[Begin]
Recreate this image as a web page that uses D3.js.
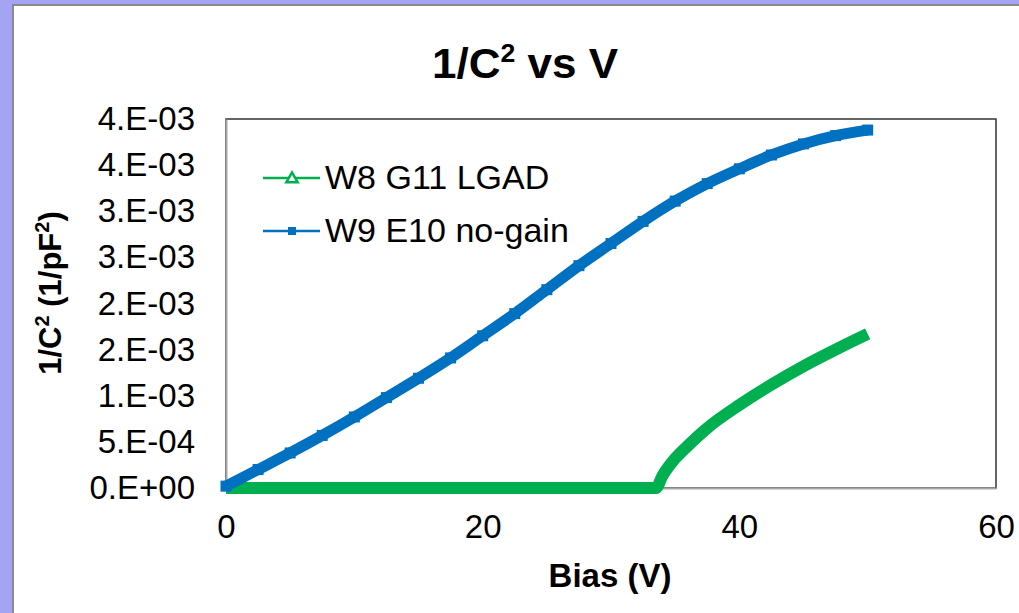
<!DOCTYPE html>
<html>
<head>
<meta charset="utf-8">
<script src="https://cdn.jsdelivr.net/npm/d3@7"></script>
<style>
  body { margin: 0; background: #fff; }
  svg { display: block; }
</style>
</head>
<body>
<div id="chart"></div>
<script>
// bias voltages (V) and 1/C^2 values (1/pF^2)
const lgadBias = [0, 5, 10, 15, 20, 25, 30, 33, 33.5, 34, 35, 36, 37.5, 40, 42.5, 45, 47.5, 50];
const lgadVals = [0, 0, 0, 0, 0, 0, 0, 0, 0, 0.13e-3, 0.32e-3, 0.46e-3, 0.65e-3, 0.90e-3, 1.12e-3, 1.32e-3, 1.50e-3, 1.67e-3];

const nogainBias = [0, 2.5, 5, 7.5, 10, 12.5, 15, 17.5, 20, 22.5, 25, 27.5, 30, 32.5, 35, 37.5, 40, 42.5, 45, 47.5, 50];
const nogainVals = [0.02e-3, 0.20e-3, 0.38e-3, 0.57e-3, 0.77e-3, 0.98e-3, 1.19e-3, 1.41e-3, 1.65e-3, 1.89e-3, 2.15e-3, 2.41e-3,
                    2.65e-3, 2.89e-3, 3.11e-3, 3.30e-3, 3.46e-3, 3.61e-3, 3.73e-3, 3.82e-3, 3.88e-3];

const seriesNames = ['W8 G11 LGAD', 'W9 E10 no-gain'];
const xTicks = [0, 20, 40, 60];
const yTicks = [0, 0.5e-3, 1e-3, 1.5e-3, 2e-3, 2.5e-3, 3e-3, 3.5e-3, 4e-3];
const yTickLabels = ['0.E+00', '5.E-04', '1.E-03', '2.E-03', '2.E-03', '3.E-03', '3.E-03', '4.E-03', '4.E-03'];

const width = 1019;
const height = 613;
const plot = { left: 226, top: 119, right: 996, bottom: 488 };

const green = '#00b050';
const blue = '#0070c0';
const font = 'Arial, "Liberation Sans", sans-serif';

const svg = d3.select('#chart').append('svg')
    .attr('width', width)
    .attr('height', height);

// slide frame
svg.append('rect').attr('x', 0).attr('y', 0).attr('width', width).attr('height', height).attr('fill', '#a4a4f2');
svg.append('rect').attr('x', 13).attr('y', 5).attr('width', width).attr('height', height)
    .attr('fill', '#fff').attr('stroke', '#8a8a8a').attr('stroke-width', 2);

const x = d3.scaleLinear().domain([0, 60]).range([plot.left, plot.right]);
const y = d3.scaleLinear().domain([0, 4e-3]).range([plot.bottom, plot.top]);

// title (narrow bold face, squeezed to the width of the original)
const title = svg.append('text')
    .attr('x', 525)
    .attr('y', 78)
    .attr('text-anchor', 'middle')
    .attr('font-family', font)
    .attr('font-weight', 'bold')
    .attr('font-size', 43)
    .attr('textLength', 186)
    .attr('lengthAdjust', 'spacingAndGlyphs')
    .attr('fill', '#000');
title.append('tspan').text('1/C');
title.append('tspan').attr('font-size', 26).attr('dy', -16).text('2');
title.append('tspan').attr('dy', 16).text(' vs V');

// plot frame
svg.append('rect')
    .attr('x', plot.left).attr('y', plot.top)
    .attr('width', plot.right - plot.left).attr('height', plot.bottom - plot.top)
    .attr('fill', 'none').attr('stroke', '#333').attr('stroke-width', 1.5);

// axes
const yAxis = svg.append('g')
    .attr('transform', `translate(${plot.left},0)`)
    .call(d3.axisLeft(y).tickValues(yTicks).tickSize(0).tickPadding(31)
        .tickFormat((d, i) => yTickLabels[i]));
yAxis.select('.domain').attr('stroke', '#a6a6a6').attr('stroke-width', 2);
yAxis.selectAll('text')
    .attr('font-family', font)
    .attr('font-size', 33).attr('fill', '#000');

const xAxis = svg.append('g')
    .attr('transform', `translate(0,${plot.bottom})`)
    .call(d3.axisBottom(x).tickValues(xTicks).tickSize(0).tickPadding(27).tickFormat(d3.format('d')));
xAxis.select('.domain').attr('stroke', '#a6a6a6').attr('stroke-width', 2);
xAxis.selectAll('text')
    .attr('font-family', font)
    .attr('font-size', 33).attr('fill', '#000');

// axis titles
svg.append('text')
    .attr('x', 610).attr('y', 587)
    .attr('text-anchor', 'middle')
    .attr('font-family', font)
    .attr('font-weight', 'bold').attr('font-size', 33)
    .text('Bias (V)');

const yTitle = svg.append('text')
    .attr('transform', 'translate(61,293) rotate(-90)')
    .attr('text-anchor', 'middle')
    .attr('font-family', font)
    .attr('font-weight', 'bold').attr('font-size', 31);
yTitle.append('tspan').text('1/C');
yTitle.append('tspan').attr('font-size', 20).attr('dy', -12).text('2');
yTitle.append('tspan').attr('dy', 12).text(' (1/pF');
yTitle.append('tspan').attr('font-size', 20).attr('dy', -12).text('2');
yTitle.append('tspan').attr('dy', 12).text(')');

// series
const line = d3.line().x(d => x(d[0])).y(d => y(d[1])).curve(d3.curveMonotoneX);

const lgad = lgadBias.map((v, i) => [v, lgadVals[i]]);
const nogain = nogainBias.map((v, i) => [v, nogainVals[i]]);

svg.append('path').datum(lgad)
    .attr('d', line)
    .attr('fill', 'none').attr('stroke', green).attr('stroke-width', 12)
    .attr('stroke-linejoin', 'round');

svg.append('path').datum(nogain)
    .attr('d', line)
    .attr('fill', 'none').attr('stroke', blue).attr('stroke-width', 11)
    .attr('stroke-linejoin', 'round');

svg.selectAll('.nogain-pt').data(nogain).enter()
    .append('rect')
    .attr('class', 'nogain-pt')
    .attr('x', d => x(d[0]) - 5.5).attr('y', d => y(d[1]) - 5.5)
    .attr('width', 11).attr('height', 11)
    .attr('fill', blue);

// legend
const legend = svg.append('g');
const legendRows = [
  { name: seriesNames[0], color: green, y: 178 },
  { name: seriesNames[1], color: blue, y: 231 }
];
legendRows.forEach((r, i) => {
  legend.append('line')
      .attr('x1', 263).attr('x2', 320).attr('y1', r.y).attr('y2', r.y)
      .attr('stroke', r.color).attr('stroke-width', 2.5);
  if (i === 0) {
    legend.append('path')
        .attr('d', d3.symbol(d3.symbolTriangle, 55)())
        .attr('transform', `translate(292,${r.y + 1})`)
        .attr('fill', '#fff').attr('stroke', r.color).attr('stroke-width', 2.5);
  } else {
    legend.append('rect')
        .attr('x', 288).attr('y', r.y - 4).attr('width', 8).attr('height', 8)
        .attr('fill', r.color);
  }
  legend.append('text')
      .attr('x', 325).attr('y', r.y + 11)
      .attr('font-family', font)
      .attr('font-size', 34).attr('fill', '#000')
      .text(r.name);
});
</script>
</body>
</html>
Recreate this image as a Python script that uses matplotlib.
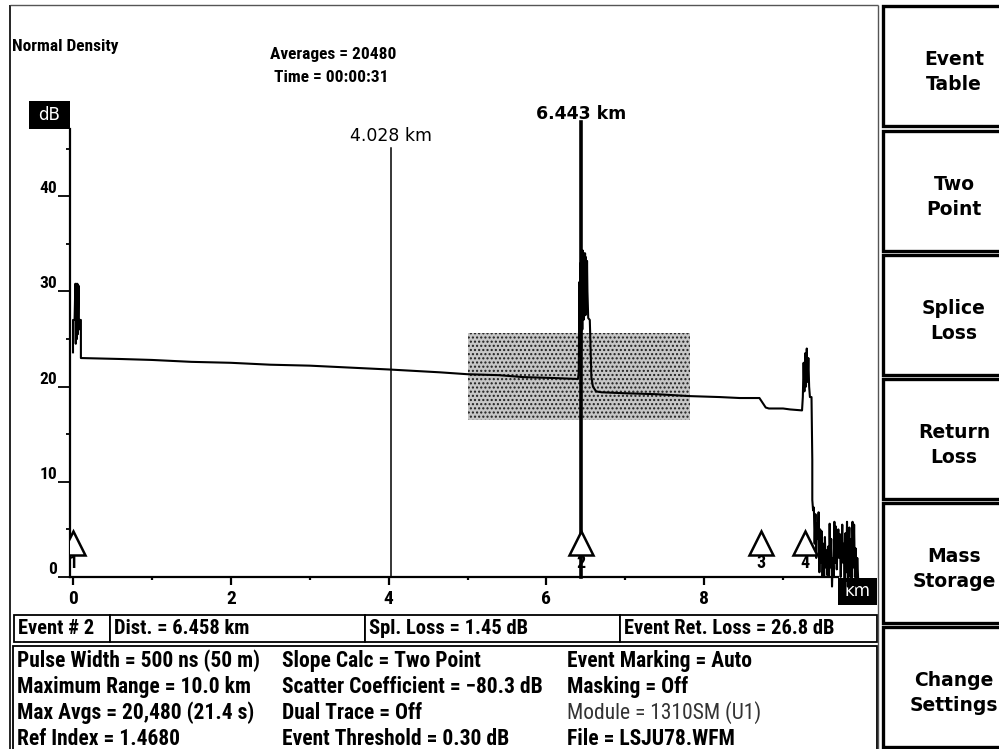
import matplotlib
matplotlib.use('Agg')
import matplotlib.pyplot as plt
from matplotlib import font_manager
from matplotlib.patches import Rectangle

W, H = 999, 749

names = {f.name for f in font_manager.fontManager.ttflist}
COND = next((n for n in ['Liberation Sans Narrow', 'Roboto Condensed', 'DejaVu Sans Condensed',
                         'Liberation Sans'] if n in names), 'DejaVu Sans')
CF = [COND, 'DejaVu Sans']
WF = ['DejaVu Sans']

# ---------------- data ----------------
trace_km = [0.00, 0.00, 0.02, 0.03, 0.035, 0.04, 0.05, 0.055, 0.06, 0.07, 0.075, 0.08, 0.10, 0.10,
            0.60, 1.00, 1.50, 2.00, 2.50, 3.00, 3.50, 4.00, 4.65, 5.00, 5.40, 5.70, 6.10, 6.40,
            6.41, 6.42, 6.425, 6.43, 6.44, 6.45, 6.455, 6.46, 6.47, 6.475, 6.48, 6.49, 6.495,
            6.50, 6.51, 6.515, 6.52, 6.53, 6.55,
            6.57, 6.59, 6.63, 6.70, 7.00, 7.40, 7.82, 8.20, 8.45, 8.70, 8.74, 8.78, 8.82, 9.00,
            9.09, 9.24, 9.25, 9.26, 9.27, 9.28, 9.29, 9.30, 9.31, 9.32, 9.33, 9.34, 9.36, 9.37,
            9.37, 9.38, 9.39, 9.40, 9.41, 9.42, 9.43, 9.44, 9.45, 9.46, 9.47, 9.48, 9.49, 9.50,
            9.51, 9.52, 9.53, 9.54, 9.55, 9.56, 9.57, 9.58, 9.59, 9.60, 9.61, 9.62, 9.63, 9.64,
            9.65, 9.66, 9.67, 9.68, 9.69, 9.70, 9.71, 9.72, 9.73, 9.74, 9.75, 9.76, 9.77, 9.78,
            9.79, 9.80, 9.81, 9.82, 9.83, 9.84, 9.85, 9.86, 9.87, 9.88, 9.89, 9.90, 9.91, 9.92,
            9.93, 9.94, 9.95]
trace_db = [23.6, 27.0, 27.0, 30.8, 24.5, 30.8, 25.0, 30.8, 25.5, 30.6, 26.0, 27.0, 27.0, 23.0,
            22.9, 22.8, 22.6, 22.5, 22.3, 22.2, 22.0, 21.8, 21.5, 21.3, 21.2, 21.0, 20.9, 20.8,
            21.5, 31.0, 23.0, 33.0, 24.0, 34.3, 26.0, 34.3, 27.0, 34.0, 28.0, 34.0, 27.5,
            33.6, 28.5, 33.2, 30.0, 27.2, 27.0,
            21.0, 20.0, 19.5, 19.4, 19.3, 19.2, 19.0, 18.9, 18.8, 18.8, 18.3, 17.8, 17.7, 17.7,
            17.6, 17.5, 18.9, 22.5, 19.5, 23.5, 20.0, 24.0, 20.5, 23.0, 20.0, 18.9, 18.9, 12.3,
            8.1, 7.0, 7.3, 3.5, 6.6, 2.0, 5.6, 4.0, 6.8, 0.5, 5.0, 1.5, 4.8, 0.0,
            3.5, 0.0, 4.2, 1.0, 2.8, 0.2, 3.2, 0.0, 5.6, 1.0, 4.0, -1.0, 2.0, 0.0,
            5.8, 1.5, 5.3, 0.8, 3.5, 5.0, 2.0, 4.5, 0.0, 2.8, 5.5, 1.5, 3.5, -1.2,
            4.6, 0.5, 5.8, -1.0, 3.0, 5.2, 0.0, 4.0, -0.5, 5.8, 1.0, 5.5, 0.0, 3.0,
            -1.0, 2.0, 0.0]

y_ticks = [0, 10, 20, 30, 40]
y_minor = [5, 15, 25, 35, 45]
x_ticks = [0, 2, 4, 6, 8]
x_minor = [1, 3, 5, 7, 9]

cursor_km = [4.028, 6.443]
cursor_top = [45.1, 47.8]
cursor_labels = ['4.028 km', '6.443 km']

event_km = [0.0, 6.443, 8.72, 9.28]
event_labels = ['1', '2', '3', '4']

shade_km = [5.0, 7.82]
shade_db = [16.5, 25.6]

header_left = 'Normal Density'
header_center = ['Averages = 20480', 'Time = 00:00:31']

event_row = ['Event # 2', 'Dist. = 6.458 km', 'Spl. Loss = 1.45 dB', 'Event Ret. Loss = 26.8 dB']
info_col1 = ['Pulse Width = 500 ns (50 m)', 'Maximum Range = 10.0 km',
             'Max Avgs = 20,480 (21.4 s)', 'Ref Index = 1.4680']
info_col2 = ['Slope Calc = Two Point', 'Scatter Coefficient = \u221280.3 dB',
             'Dual Trace = Off', 'Event Threshold = 0.30 dB']
info_col3 = ['Event Marking = Auto', 'Masking = Off', 'Module = 1310SM (U1)', 'File = LSJU78.WFM']
buttons = ['Event\nTable', 'Two\nPoint', 'Splice\nLoss', 'Return\nLoss', 'Mass\nStorage', 'Change\nSettings']

# ---------------- figure ----------------
fig = plt.figure(figsize=(W / 100, H / 100), dpi=100)
fig.patch.set_facecolor('white')

ov = fig.add_axes([0, 0, 1, 1], zorder=0)
ov.set_xlim(0, W)
ov.set_ylim(H, 0)
ov.axis('off')

# pixel mapping for data axes
X0, PXKM = 73.0, 78.9
Y0, PXDB = 577.0, 9.52
LEFT_PX, RIGHT_PX, TOP_PX = 70.0, 838.0, 129.0
ax = fig.add_axes([LEFT_PX / W, 1 - Y0 / H, (RIGHT_PX - LEFT_PX) / W, (Y0 - TOP_PX) / H], zorder=2)
ax.set_facecolor('none')
ax.set_xlim(-(X0 - LEFT_PX) / PXKM, (RIGHT_PX - X0) / PXKM)
ax.set_ylim(0, (Y0 - TOP_PX) / PXDB)
for s in ['top', 'right']:
    ax.spines[s].set_visible(False)
for s in ['left', 'bottom']:
    ax.spines[s].set_linewidth(1.6)

ax.set_yticks(y_ticks)
ax.set_yticks(y_minor, minor=True)
ax.set_yticklabels([str(v) for v in y_ticks], fontfamily=CF, fontweight='bold', fontsize=12.5)
ax.tick_params(axis='y', which='major', direction='out', length=8.8, width=1.3, pad=0.3)
ax.tick_params(axis='y', which='minor', direction='out', length=3.0, width=1.3)
for lbl in ax.get_yticklabels():
    lbl.set_verticalalignment('bottom')

ax.set_xticks(x_ticks)
ax.set_xticks(x_minor, minor=True)
ax.set_xticklabels([str(v) for v in x_ticks], fontfamily=CF, fontweight='bold', fontsize=14)
ax.tick_params(axis='x', which='major', direction='out', length=5.5, width=1.6, pad=3.5)
ax.tick_params(axis='x', which='minor', direction='out', length=2.5, width=1.6)

# shaded window
ax.add_patch(Rectangle((shade_km[0], shade_db[0]), shade_km[1] - shade_km[0], shade_db[1] - shade_db[0],
                       facecolor='#c6c6c6', edgecolor='#1e1e1e', hatch='....', lw=0, zorder=1))

# trace
ax.plot(trace_km, trace_db, color='black', lw=1.5, clip_on=False, zorder=3)

# cursors
for k, top, lab, lw, wt, dy in zip(cursor_km, cursor_top, cursor_labels, [1.1, 2.6],
                                   ['normal', 'bold'], [0.25, -0.1]):
    ax.plot([k, k], [0, top], color='black', lw=lw, clip_on=False, zorder=4)
    ax.text(k, top + dy, lab, ha='center', va='bottom', fontsize=12.5, fontweight=wt,
            family=WF, clip_on=False)

# events
ax.plot(event_km, [3.6] * len(event_km), ls='none', marker='^', ms=17, mfc='white',
        mec='black', mew=1.8, zorder=5)
for k, lab in zip(event_km, event_labels):
    ax.text(k, 1.45, lab, ha='center', va='center', fontsize=13, fontweight='bold',
            family=CF, zorder=6)

# ---------------- overlay UI ----------------
def line(xs, ys, **kw):
    ov.plot(xs, ys, color=kw.pop('color', 'black'), lw=kw.pop('lw', 1.0), solid_capstyle='butt', **kw)

line([10, 10], [5, 749], lw=1.2)
line([10, 878], [5, 5], lw=1.0, color='#555555')
line([878, 878], [5, 749], lw=1.0, color='#555555')

# dB and km boxes
ov.add_patch(Rectangle((29, 101), 41, 28, facecolor='black', edgecolor='none'))
ov.text(49.5, 115, 'dB', color='white', ha='center', va='center', fontsize=12, family=WF)
ov.add_patch(Rectangle((838, 578), 39, 27, facecolor='black', edgecolor='none', zorder=3))
ov.text(857.5, 591.5, 'km', color='white', ha='center', va='center', fontsize=12, family=WF, zorder=4)

# header text
ov.text(12, 46, header_left, ha='left', va='center', fontsize=12.5, fontweight='bold', family=CF)
ov.text(333, 54, header_center[0], ha='center', va='center', fontsize=12.5, fontweight='bold', family=CF)
ov.text(331, 78, header_center[1], ha='center', va='center', fontsize=12.5, fontweight='bold', family=CF)

# event row boxes
row_x = [14, 110, 365, 620, 877]
for i in range(4):
    ov.add_patch(Rectangle((row_x[i], 615), row_x[i + 1] - row_x[i], 27, facecolor='white',
                           edgecolor='black', lw=1.3))
    ov.text(row_x[i] + 4, 629, event_row[i], ha='left', va='center', fontsize=14.8,
            fontweight='bold', family=CF)

# info box
ov.add_patch(Rectangle((13, 646), 864, 110, facecolor='white', edgecolor='black', lw=1.3))
row_y = [661, 687, 713, 739]
for col, x in zip([info_col1, info_col2, info_col3], [17, 282, 567]):
    for txt, y in zip(col, row_y):
        reg = txt.startswith('Module')
        ov.text(x, y, txt, ha='left', va='center', fontsize=15.5,
                fontweight='normal' if reg else 'bold', color='#333333' if reg else 'black',
                family=CF)

# right buttons
btn_top = [6, 131, 255, 379, 503, 627]
for lab, t in zip(buttons, btn_top):
    ov.add_patch(Rectangle((883, t), 150, 120, facecolor='white', edgecolor='black', lw=2.4))
    ov.text(954, t + 66, lab, ha='center', va='center', fontsize=13.5, fontweight='bold',
            family=WF, linespacing=1.38)

fig.savefig('out.png', dpi=100, facecolor='white')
[End]
▶ **WRITTEN TASK**:
Above are the records; copy exactly the lines from the one with "Recreate this image as a Python" through the one with "WF = ['DejaVu Sans']", including both, and nothing more. Leave out pictures.

▶ **SOLUTION BELOW**:
Recreate this image as a Python script that uses matplotlib.
import matplotlib
matplotlib.use('Agg')
import matplotlib.pyplot as plt
from matplotlib import font_manager
from matplotlib.patches import Rectangle

W, H = 999, 749

names = {f.name for f in font_manager.fontManager.ttflist}
COND = next((n for n in ['Liberation Sans Narrow', 'Roboto Condensed', 'DejaVu Sans Condensed',
                         'Liberation Sans'] if n in names), 'DejaVu Sans')
CF = [COND, 'DejaVu Sans']
WF = ['DejaVu Sans']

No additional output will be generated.